Key Strengths & Risk Factors
KEY STRENGTHS ✓
- Zero Debt Structure: No long-term borrowings eliminate financial risk and interest burden
- Recent Profitability: Q2 FY26 returned to profit after consecutive quarterly losses
- Low Valuation: 0.58x price-to-book provides potential margin of safety
- No Promoter Pledging: Eliminates one governance risk factor
- Contained Costs: Operating expenses remain well-controlled
KEY CONCERNS ⚠
- Extremely Weak ROE: 0.76% average ROE indicates severe capital inefficiency
- Revenue Volatility: 75.51% YoY revenue decline in Q2 FY26 raises sustainability concerns
- Negative Operating Cash Flow: Negative ₹3.00 crores in FY25—worst in recent years
- Minimal Promoter Stake: 5.00% holding raises alignment concerns
- Zero Institutional Interest: Complete absence of FII, MF, and insurance holdings
- Earnings Quality Issues: Heavy reliance on other income (₹0.67 crores) vs core operations
- High Volatility: 49.72% volatility with negative Sharpe ratio—high risk, low return
Outlook: What to Watch
POSITIVE CATALYSTS
- Sustained revenue growth above ₹2.00 crores per quarter
- Consistent profitability for four consecutive quarters
- ROE improvement above 5% on a sustained basis
- Entry of institutional investors (FII or MF participation)
- Positive operating cash flow generation
RED FLAGS
- Further revenue decline below ₹0.40 crores per quarter
- Return to quarterly losses in Q3 FY26
- Continued negative operating cash flows
- Decline in shareholder funds below ₹40 crores
- Any promoter stake reduction from current 5% level
"With an ROE of just 0.76%, negative operating cash flows, and virtually no institutional participation, Global Capital Markets faces fundamental challenges that a single quarter's profit cannot overcome."
The Verdict: Avoid This Troubled Micro-Cap NBFC
Score: 17/100
For Fresh Investors: Avoid initiating any position. The combination of extremely weak return on equity (0.76%), persistent negative operating cash flows, minimal promoter stake (5%), and complete absence of institutional investors creates an unfavourable risk-reward profile. The recent quarterly profit is heavily dependent on other income rather than core operations, raising serious sustainability concerns.
For Existing Holders: Consider exiting at current levels or on any technical bounce towards ₹0.70-₹0.75. The stock has underperformed the Sensex by 30.46 percentage points over the past year and shows no signs of sustainable improvement. The flat financial trend, mildly bearish technical setup, and below-average quality grade all point towards continued underperformance.

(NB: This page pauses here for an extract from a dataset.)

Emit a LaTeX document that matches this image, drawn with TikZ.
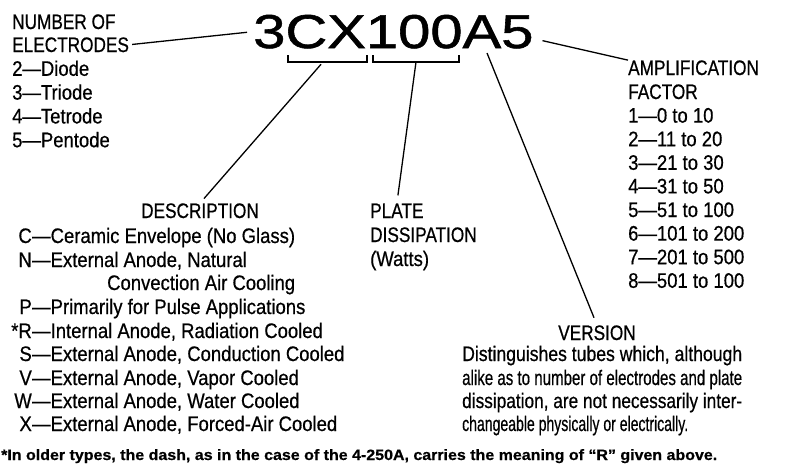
\documentclass[tikz,border=0pt]{standalone}
\usepackage{fontspec}
\usepackage{graphicx}
\setmainfont{Liberation Sans}[FakeStretch=0.88,FakeBold=0.6]
\newfontfamily\capsfont{Liberation Sans}[FakeStretch=0.82,FakeBold=0.6]
\newfontfamily\codefont{Liberation Sans}[FakeStretch=1.22,FakeBold=1.2]
\newcommand\lblsize{\fontsize{21}{24}\selectfont}
\newcommand\codesize{\codefont\fontsize{47.5}{48}\selectfont}
\newcommand\notesize{\fontsize{15}{16}\selectfont}

\tikzset{
  lbl/.style={inner sep=0pt,anchor=base west,font=\lblsize},
  head/.style={lbl,font=\lblsize\capsfont},
  lead/.style={line width=1.3pt,shorten >=6pt,shorten <=3pt},
  brack/.style={line width=1.3pt},
}

\begin{document}
\begin{tikzpicture}[x=1pt,y=-1pt]
    \useasboundingbox (0,0) rectangle (791,463);
    \node[inner sep=0pt,anchor=base west,font=\codesize] (code) at (253,48) {3CX100A5};

    % number of electrodes
    \node[head] (num) at (12,29) {NUMBER OF};
    \node[head] (elec) at (12,52) {ELECTRODES};
    \foreach \t [count=\i] in {2—Diode,3—Triode,4—Tetrode,5—Pentode}
        \node[lbl] (el\i) at (12,52+23.8*\i) {\t};

    % brackets under the code
    \draw[brack] (288,55) |- (367,62) -- (367,55);
    \draw[brack] (373,55) |- (459,62) -- (459,55);
    \coordinate (brcx) at (323,62);
    \coordinate (brpd) at (416,62);
    \coordinate (vera) at (487,53);

    % description
    \node[head,anchor=base] (desc) at (200,218) {DESCRIPTION};
    \foreach \k/\t/\y [count=\i] in {C/{Ceramic Envelope (No Glass)}/243,
        N/{External Anode, Natural}/267,
        P/{Primarily for Pulse Applications}/314,
        *R/{Internal Anode, Radiation Cooled}/338,
        S/{External Anode, Conduction Cooled}/361,
        V/{External Anode, Vapor Cooled}/385,
        W/{External Anode, Water Cooled}/408,
        X/{External Anode, Forced-Air Cooled}/431}
    {
        \node[lbl,anchor=base east] (dk\i) at (32,\y) {\k};
        \node[lbl] (dt\i) at (dk\i.base east) {—\t};
    }
    \node[lbl] (conv) at (107,290) {Convection Air Cooling};

    % plate dissipation
    \node[head] (plate) at (370,218) {PLATE};
    \node[head] (diss) at (370,242) {DISSIPATION};
    \node[lbl] (watts) at (370,266) {(Watts)};

    % amplification factor
    \node[head] (amp) at (628,75) {AMPLIFICATION};
    \node[head] (fac) at (628,99) {FACTOR};
    \foreach \t [count=\i] in {0 to 10,11 to 20,21 to 30,31 to 50,51 to 100,
        101 to 200,201 to 500,501 to 100}
        \node[lbl] (af\i) at (628,99+23.6*\i) {\i—\t};

    % version
    \node[head,anchor=base] (ver) at (597,340) {VERSION};
    \node[lbl] (vp1) at (462,361) {\resizebox{280pt}{\height}{Distinguishes tubes which, although}};
    \node[lbl] (vp2) at (462,385) {\resizebox{280pt}{\height}{alike as to number of electrodes and plate}};
    \node[lbl] (vp3) at (462,408) {\resizebox{280pt}{\height}{dissipation, are not necessarily inter-}};
    \node[lbl] (vp4) at (462,431) {\resizebox{226pt}{\height}{changeable physically or electrically.}};

    % footnote
    \node[lbl,font=\notesize\bfseries] (note) at (1,460) {\resizebox{716pt}{\height}{*In older types, the dash, as in the case of the 4-250A, carries the meaning of ``R'' given above.}};

    % leaders
    \draw[lead] (elec.east) -- (code.west);
    \draw[lead,shorten >=0pt,shorten <=9pt] ([yshift=-7pt]code.east) -- (amp.north west);
    \draw[lead] (brcx) -- (desc.north);
    \draw[lead,shorten >=8pt,shorten <=0pt] (brpd) -- (plate.north);
    \draw[lead,shorten >=8pt,shorten <=0pt] (vera) -- (ver.north);
\end{tikzpicture}
\end{document}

Fair Value Estimate: ₹0.45-₹0.50 (32% downside from current levels), reflecting the weak fundamentals, operational challenges, and lack of institutional confidence. The current price of ₹0.66 still appears elevated given the quality of earnings and capital efficiency metrics.
Note: ROCE = (EBIT - Other income)/(Capital Employed - Cash - Current Investments)
⚠️ Investment Disclaimer
This article is for educational and informational purposes only and should not be construed as financial advice. Investors should conduct their own due diligence, consider their risk tolerance and investment objectives, and consult with a qualified financial advisor before making any investment decisions. Past performance is not indicative of future results. Investments in micro-cap stocks carry substantially higher risks including liquidity risk, volatility risk, and potential for permanent capital loss.